Qu’en était-il en l’occurrence ? La Haute juridiction nous le dit. Après avoir annulé la vente en raison des irrégularités qui affectaient le bon de commande, l’arrêt de la cour d’appel avait retenu, d’une part, qu’en libérant le capital emprunté sans vérifier la régularité du contrat principal, la banque avait manqué à ses obligations, d'autre part, que l’emprunteuse avait subi un préjudice consistant à ne pas pouvoir obtenir, auprès d’un vendeur placé en liquidation judiciaire, la restitution du prix de vente d’un matériel dont elle n'était plus propriétaire.

Par conséquent, en l’état de ces constations et appréciations, dès lors que ce préjudice, indépendamment de l’état de fonctionnement de l’installation, n’aurait pas été subi sans la faute de la banque, c’était à bon droit que la cour d’appel avait condamné celle-ci à payer à l’emprunteuse, à titre de dommages et intérêts, une somme correspondant au capital emprunté.
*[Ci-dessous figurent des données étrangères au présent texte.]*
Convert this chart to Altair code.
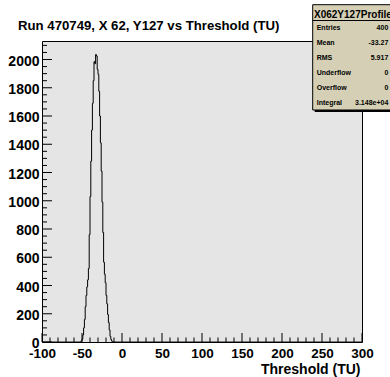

Voilà une décision particulièrement importante puisque de nature à clarifier les incertitudes des juges du fond en la matière, tout en se montrant protectrice pour certains emprunteurs. Elle témoigne ainsi du fait que la première chambre civile de la Cour de cassation n’a pas remis en cause la préservation des intérêts de ces derniers.